Ignoring panel degradation in projections
Most quotes assume constant production for 25 years. Real panels degrade 0.5%/year. Over 25 years, cumulative production is 6-8% less than the undegraded projection. This lowers ROI by 0.5-1.0 percentage points—not catastrophic, but significant. Ask if the quote includes degradation. If the installer says "our panels do not degrade," walk away.
Not accounting for electricity rate escalation
Electricity rates increase 2-4%/year historically. A static $1,500/year savings projection ignores this. Over 25 years at 3% escalation, you save not $37,500 but $53,000. Conversely, if you finance at 6% and rates only climb 2%, your savings do not keep pace with loan payments. Always model at least 2-3 scenarios: low (2%), medium (3%), and high (4%) rate escalation.
Choosing the cheapest installer without checking warranties
A $2,000 discount is worthless if the installer goes out of business in year 3 and you cannot claim the workmanship warranty. Equipment warranties (25 years for panels, 10-15 for inverters) are manufacturer-backed, but installation warranties are only as good as the company behind them. Check how long the installer has been in business, read reviews, and confirm they carry proper licensing and insurance. Saving 10% upfront to lose warranty coverage is a bad trade.
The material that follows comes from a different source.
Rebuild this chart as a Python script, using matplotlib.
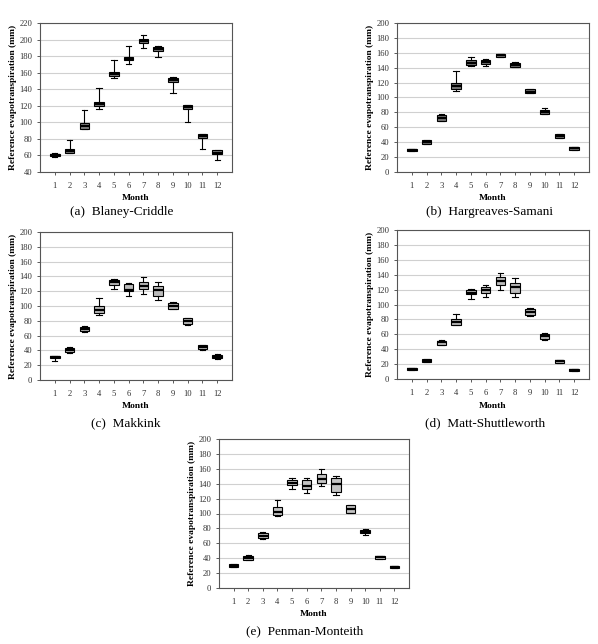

Oversizing systems beyond consumption needs
Some installers push oversized systems to maximize their revenue. If you use 10,000 kWh/year, you do not need a system producing 15,000 kWh unless you plan to add an EV or heat pump. Excess production is worth 30-70% of retail rates under most net metering policies. A right-sized 8 kW system with 95% utilization delivers better ROI than a 12 kW system with 65% utilization, even if the per-watt cost is slightly lower on the larger system.